■ **TASK STATEMENT**: Output every line of the material exactly, omitting images.

■ **AVAILABLE DATA**:
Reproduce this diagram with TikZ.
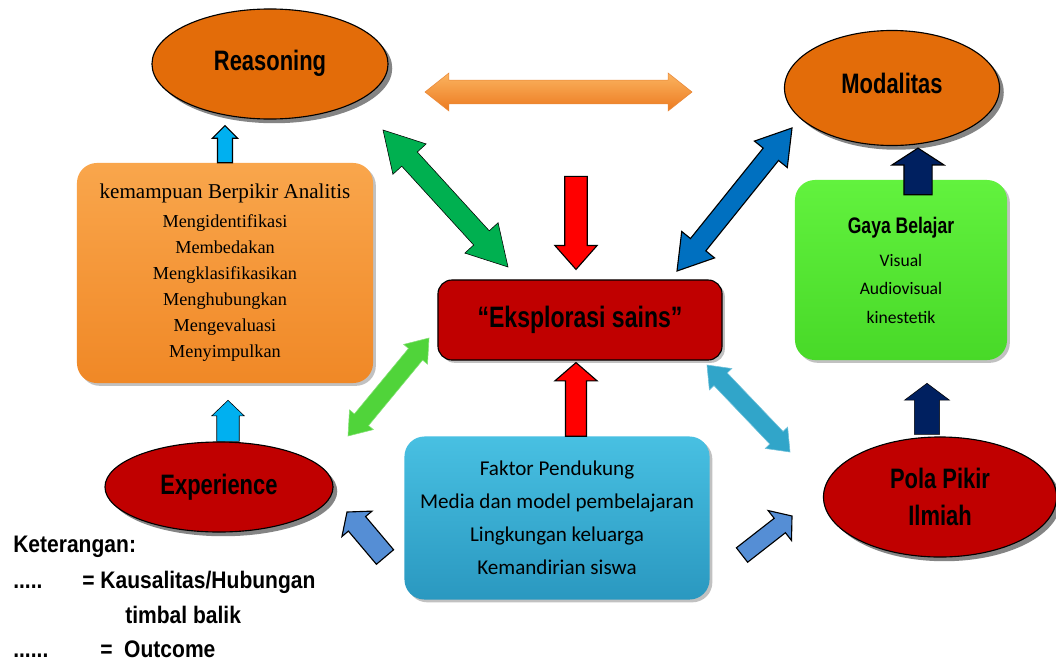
\documentclass[tikz,border=0pt]{standalone}
\usepackage{fontspec}
\setmainfont{Liberation Serif}
\newfontfamily\agency{Liberation Sans}[FakeStretch=0.78]
\newfontfamily\agencywide{Liberation Sans}[FakeStretch=0.88]
\newfontfamily\calib{Carlito}
\usepackage{tikz}
\usetikzlibrary{calc,shapes.geometric,shadows}
\definecolor{oranj}{RGB}{227,108,9}
\definecolor{merah}{RGB}{192,0,0}
\definecolor{langit}{RGB}{0,176,240}
\definecolor{hijau}{RGB}{0,176,80}
\definecolor{biru}{RGB}{0,112,192}
\definecolor{navy}{RGB}{0,32,96}
\definecolor{birumuda}{RGB}{85,142,213}
\definecolor{teal}{RGB}{49,165,201}
\definecolor{daun}{RGB}{80,212,58}

% block arrows: style, from, to, shaft half, head half, head length
\newcommand\dblarrow[6]{%
  \coordinate (ha) at ($(#2)!#6!(#3)$);
  \coordinate (hb) at ($(#3)!#6!(#2)$);
  \draw[#1] (#2) -- ($(ha)!#5!90:(#3)$) -- ($(ha)!#4!90:(#3)$)
    -- ($(hb)!#4!-90:(#2)$) -- ($(hb)!#5!-90:(#2)$) -- (#3)
    -- ($(hb)!#5!90:(#2)$) -- ($(hb)!#4!90:(#2)$)
    -- ($(ha)!#4!-90:(#3)$) -- ($(ha)!#5!-90:(#3)$) -- cycle;
}
\newcommand\sglarrow[6]{%
  \coordinate (hb) at ($(#3)!#6!(#2)$);
  \draw[#1] ($(#2)!#4!90:(#3)$) -- ($(hb)!#4!-90:(#2)$) -- ($(hb)!#5!-90:(#2)$)
    -- (#3) -- ($(hb)!#5!90:(#2)$) -- ($(hb)!#4!90:(#2)$)
    -- ($(#2)!#4!-90:(#3)$) -- cycle;
}

\begin{document}
\begin{tikzpicture}[x=0.025cm, y=-0.025cm, every node/.style={inner sep=0pt},
  oval/.style={ellipse, draw=black, thick, font=\agency\bfseries\fontsize{20}{26}\selectfont,
    align=center, drop shadow={shadow xshift=3pt, shadow yshift=-3pt, fill=black!60, opacity=0.8}},
  kotak/.style={rounded corners=0.5cm, align=center,
    drop shadow={shadow xshift=2pt, shadow yshift=-2pt, fill=black!40, opacity=0.6}},
  hitam/.style={draw=black, line width=0.8pt, line join=miter}]
\useasboundingbox (0,0) rectangle (1056,664);
\fill[white] (0,0) rectangle (1056,664);

% ---- top ovals
\node[oval, fill=oranj, minimum width=5.9cm, minimum height=2.75cm] (reason) at (270,64) {\raisebox{5pt}{Reasoning}};
\node[oval, fill=oranj, minimum width=5.375cm, minimum height=2.875cm] (modal) at (892,88) {\raisebox{7pt}{Modalitas}};

% ---- boxes
\node[kotak, top color={rgb,255:red,249;green,166;blue,76}, bottom color={rgb,255:red,240;green,136;blue,38},
  minimum width=7.4cm, minimum height=5.5cm, font=\fontsize{13}{18.5}\selectfont] (analit) at (225,273)
  {{\fontsize{15}{19}\selectfont kemampuan Berpikir Analitis}\\[2pt]
   Mengidentifikasi\\ Membedakan\\ Mengklasifikasikan\\ Menghubungkan\\ Mengevaluasi\\ Menyimpulkan};
\node[kotak, rounded corners=0.35cm, hitam, fill=merah, minimum width=7.1cm, minimum height=2cm,
  font=\agency\bfseries\fontsize{21}{26}\selectfont] (eksp) at (580,320) {\raisebox{4pt}{“Eksplorasi sains”}};
\node[kotak, top color={rgb,255:red,98;green,242;blue,62}, bottom color={rgb,255:red,72;green,217;blue,40},
  minimum width=5.3cm, minimum height=4.5cm, font=\calib\fontsize{12.5}{20}\selectfont] (gaya) at (901,270)
  {{\agency\bfseries\fontsize{16}{19}\selectfont Gaya Belajar}\\[4pt] Visual\\ Audiovisual\\ kinestetik};
\node[kotak, top color={rgb,255:red,72;green,192;blue,226}, bottom color={rgb,255:red,42;green,152;blue,192},
  minimum width=7.625cm, minimum height=4.075cm, font=\calib\fontsize{15}{23.5}\selectfont] (faktor) at (557,518)
  {Faktor Pendukung\\ Media dan model pembelajaran\\ Lingkungan keluarga\\ Kemandirian siswa};

% ---- bottom ovals
\node[oval, fill=merah, minimum width=5.7cm, minimum height=2.25cm] (exper) at (219,487) {Experience};
\node[oval, fill=merah, minimum width=5.825cm, minimum height=3cm] (pola) at (940,497)
  {\raisebox{-6pt}{Pola Pikir}\\ \raisebox{-6pt}{Ilmiah}};

% ---- free ends of the big arrows
\coordinate (oL) at (425,92);  \coordinate (oR) at (692,92);
\coordinate (g1) at (383,130); \coordinate (g2) at (508,267);
\coordinate (b1) at (677,271); \coordinate (b2) at (792,128);
\coordinate (lg1) at (348,436); \coordinate (lg2) at (429,338);
\coordinate (t1) at (707,365); \coordinate (t2) at (790,452);
\coordinate (s1) at (385,557); \coordinate (s1t) at (347,512);
\coordinate (s2) at (742,555); \coordinate (s2t) at (792,516);
\coordinate (rtop) at ($(eksp.north)+(-4,-103)$);

% ---- reciprocal arrows
\dblarrow{top color={rgb,255:red,251;green,180;blue,96}, bottom color={rgb,255:red,236;green,122;blue,32}, draw=oranj!80}{oL}{oR}{8.5pt}{13.5pt}{17pt}
\dblarrow{fill=hijau}{g1}{g2}{7.5pt}{16pt}{28pt}
\dblarrow{fill=biru, hitam}{b1}{b2}{7pt}{15pt}{24pt}
\dblarrow{fill=daun, draw=daun!70!white}{lg1}{lg2}{6.5pt}{11pt}{15pt}
\dblarrow{fill=teal, draw=teal!70!white}{t1}{t2}{6.5pt}{11pt}{14pt}

% ---- outcome arrows
\sglarrow{fill=langit, hitam}{analit.north}{$(analit.north |- reason.south)+(0,6)$}{5.3pt}{9pt}{9pt}
\sglarrow{fill=langit}{$(analit.south |- exper.north)+(3,0)$}{$(analit.south)+(3,17)$}{8pt}{11.5pt}{11pt}
\sglarrow{fill=red, hitam}{rtop}{$(eksp.north)+(-4,-10)$}{8pt}{15pt}{17pt}
\sglarrow{fill=red, hitam}{$(faktor.north)+(19,0)$}{$(eksp.south)+(-4,2)$}{7.5pt}{15pt}{13pt}
\sglarrow{fill=navy, hitam}{$(gaya.north)+(17,15)$}{$(gaya.north |- modal.south)+(17,2)$}{10pt}{18.5pt}{12pt}
\sglarrow{fill=navy}{$(pola.north)+(-13,-2)$}{$(pola.north |- gaya.south)+(-13,23)$}{9pt}{16pt}{12pt}
\sglarrow{fill=birumuda, hitam}{s1}{s1t}{8pt}{14pt}{11pt}
\sglarrow{fill=birumuda, hitam}{s2}{s2t}{6.5pt}{13.5pt}{11pt}

% ---- keterangan
\begin{scope}[every node/.style={anchor=base west, inner sep=0pt, font=\agencywide\bfseries\fontsize{17}{20}\selectfont}]
\node (ket) at (13,552) {Keterangan:};
\node (dot1) at (13,588) {.....};
\node (kaus) at (82,588) {= Kausalitas/Hubungan};
\node (timbal) at (125,623) {timbal balik};
\node (dot2) at (13,657) {......};
\node (outc) at (100,657) {=\ \ Outcome};
\end{scope}
\end{tikzpicture}
\end{document}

■ **RESPONSE TO THIS EXERCISE**:
Reproduce this diagram with TikZ.
\documentclass[tikz,border=0pt]{standalone}
\usepackage{fontspec}
\setmainfont{Liberation Serif}
\newfontfamily\agency{Liberation Sans}[FakeStretch=0.78]
\newfontfamily\agencywide{Liberation Sans}[FakeStretch=0.88]
\newfontfamily\calib{Carlito}
\usepackage{tikz}
\usetikzlibrary{calc,shapes.geometric,shadows}
\definecolor{oranj}{RGB}{227,108,9}
\definecolor{merah}{RGB}{192,0,0}
\definecolor{langit}{RGB}{0,176,240}
\definecolor{hijau}{RGB}{0,176,80}
\definecolor{biru}{RGB}{0,112,192}
\definecolor{navy}{RGB}{0,32,96}
\definecolor{birumuda}{RGB}{85,142,213}
\definecolor{teal}{RGB}{49,165,201}
\definecolor{daun}{RGB}{80,212,58}

% block arrows: style, from, to, shaft half, head half, head length
\newcommand\dblarrow[6]{%
  \coordinate (ha) at ($(#2)!#6!(#3)$);
  \coordinate (hb) at ($(#3)!#6!(#2)$);
  \draw[#1] (#2) -- ($(ha)!#5!90:(#3)$) -- ($(ha)!#4!90:(#3)$)
    -- ($(hb)!#4!-90:(#2)$) -- ($(hb)!#5!-90:(#2)$) -- (#3)
    -- ($(hb)!#5!90:(#2)$) -- ($(hb)!#4!90:(#2)$)
    -- ($(ha)!#4!-90:(#3)$) -- ($(ha)!#5!-90:(#3)$) -- cycle;
}
\newcommand\sglarrow[6]{%
  \coordinate (hb) at ($(#3)!#6!(#2)$);
  \draw[#1] ($(#2)!#4!90:(#3)$) -- ($(hb)!#4!-90:(#2)$) -- ($(hb)!#5!-90:(#2)$)
    -- (#3) -- ($(hb)!#5!90:(#2)$) -- ($(hb)!#4!90:(#2)$)
    -- ($(#2)!#4!-90:(#3)$) -- cycle;
}

\begin{document}
\begin{tikzpicture}[x=0.025cm, y=-0.025cm, every node/.style={inner sep=0pt},
  oval/.style={ellipse, draw=black, thick, font=\agency\bfseries\fontsize{20}{26}\selectfont,
    align=center, drop shadow={shadow xshift=3pt, shadow yshift=-3pt, fill=black!60, opacity=0.8}},
  kotak/.style={rounded corners=0.5cm, align=center,
    drop shadow={shadow xshift=2pt, shadow yshift=-2pt, fill=black!40, opacity=0.6}},
  hitam/.style={draw=black, line width=0.8pt, line join=miter}]
\useasboundingbox (0,0) rectangle (1056,664);
\fill[white] (0,0) rectangle (1056,664);

% ---- top ovals
\node[oval, fill=oranj, minimum width=5.9cm, minimum height=2.75cm] (reason) at (270,64) {\raisebox{5pt}{Reasoning}};
\node[oval, fill=oranj, minimum width=5.375cm, minimum height=2.875cm] (modal) at (892,88) {\raisebox{7pt}{Modalitas}};

% ---- boxes
\node[kotak, top color={rgb,255:red,249;green,166;blue,76}, bottom color={rgb,255:red,240;green,136;blue,38},
  minimum width=7.4cm, minimum height=5.5cm, font=\fontsize{13}{18.5}\selectfont] (analit) at (225,273)
  {{\fontsize{15}{19}\selectfont kemampuan Berpikir Analitis}\\[2pt]
   Mengidentifikasi\\ Membedakan\\ Mengklasifikasikan\\ Menghubungkan\\ Mengevaluasi\\ Menyimpulkan};
\node[kotak, rounded corners=0.35cm, hitam, fill=merah, minimum width=7.1cm, minimum height=2cm,
  font=\agency\bfseries\fontsize{21}{26}\selectfont] (eksp) at (580,320) {\raisebox{4pt}{“Eksplorasi sains”}};
\node[kotak, top color={rgb,255:red,98;green,242;blue,62}, bottom color={rgb,255:red,72;green,217;blue,40},
  minimum width=5.3cm, minimum height=4.5cm, font=\calib\fontsize{12.5}{20}\selectfont] (gaya) at (901,270)
  {{\agency\bfseries\fontsize{16}{19}\selectfont Gaya Belajar}\\[4pt] Visual\\ Audiovisual\\ kinestetik};
\node[kotak, top color={rgb,255:red,72;green,192;blue,226}, bottom color={rgb,255:red,42;green,152;blue,192},
  minimum width=7.625cm, minimum height=4.075cm, font=\calib\fontsize{15}{23.5}\selectfont] (faktor) at (557,518)
  {Faktor Pendukung\\ Media dan model pembelajaran\\ Lingkungan keluarga\\ Kemandirian siswa};

% ---- bottom ovals
\node[oval, fill=merah, minimum width=5.7cm, minimum height=2.25cm] (exper) at (219,487) {Experience};
\node[oval, fill=merah, minimum width=5.825cm, minimum height=3cm] (pola) at (940,497)
  {\raisebox{-6pt}{Pola Pikir}\\ \raisebox{-6pt}{Ilmiah}};

% ---- free ends of the big arrows
\coordinate (oL) at (425,92);  \coordinate (oR) at (692,92);
\coordinate (g1) at (383,130); \coordinate (g2) at (508,267);
\coordinate (b1) at (677,271); \coordinate (b2) at (792,128);
\coordinate (lg1) at (348,436); \coordinate (lg2) at (429,338);
\coordinate (t1) at (707,365); \coordinate (t2) at (790,452);
\coordinate (s1) at (385,557); \coordinate (s1t) at (347,512);
\coordinate (s2) at (742,555); \coordinate (s2t) at (792,516);
\coordinate (rtop) at ($(eksp.north)+(-4,-103)$);

% ---- reciprocal arrows
\dblarrow{top color={rgb,255:red,251;green,180;blue,96}, bottom color={rgb,255:red,236;green,122;blue,32}, draw=oranj!80}{oL}{oR}{8.5pt}{13.5pt}{17pt}
\dblarrow{fill=hijau}{g1}{g2}{7.5pt}{16pt}{28pt}
\dblarrow{fill=biru, hitam}{b1}{b2}{7pt}{15pt}{24pt}
\dblarrow{fill=daun, draw=daun!70!white}{lg1}{lg2}{6.5pt}{11pt}{15pt}
\dblarrow{fill=teal, draw=teal!70!white}{t1}{t2}{6.5pt}{11pt}{14pt}

% ---- outcome arrows
\sglarrow{fill=langit, hitam}{analit.north}{$(analit.north |- reason.south)+(0,6)$}{5.3pt}{9pt}{9pt}
\sglarrow{fill=langit}{$(analit.south |- exper.north)+(3,0)$}{$(analit.south)+(3,17)$}{8pt}{11.5pt}{11pt}
\sglarrow{fill=red, hitam}{rtop}{$(eksp.north)+(-4,-10)$}{8pt}{15pt}{17pt}
\sglarrow{fill=red, hitam}{$(faktor.north)+(19,0)$}{$(eksp.south)+(-4,2)$}{7.5pt}{15pt}{13pt}
\sglarrow{fill=navy, hitam}{$(gaya.north)+(17,15)$}{$(gaya.north |- modal.south)+(17,2)$}{10pt}{18.5pt}{12pt}
\sglarrow{fill=navy}{$(pola.north)+(-13,-2)$}{$(pola.north |- gaya.south)+(-13,23)$}{9pt}{16pt}{12pt}
\sglarrow{fill=birumuda, hitam}{s1}{s1t}{8pt}{14pt}{11pt}
\sglarrow{fill=birumuda, hitam}{s2}{s2t}{6.5pt}{13.5pt}{11pt}

% ---- keterangan
\begin{scope}[every node/.style={anchor=base west, inner sep=0pt, font=\agencywide\bfseries\fontsize{17}{20}\selectfont}]
\node (ket) at (13,552) {Keterangan:};
\node (dot1) at (13,588) {.....};
\node (kaus) at (82,588) {= Kausalitas/Hubungan};
\node (timbal) at (125,623) {timbal balik};
\node (dot2) at (13,657) {......};
\node (outc) at (100,657) {=\ \ Outcome};
\end{scope}
\end{tikzpicture}
\end{document}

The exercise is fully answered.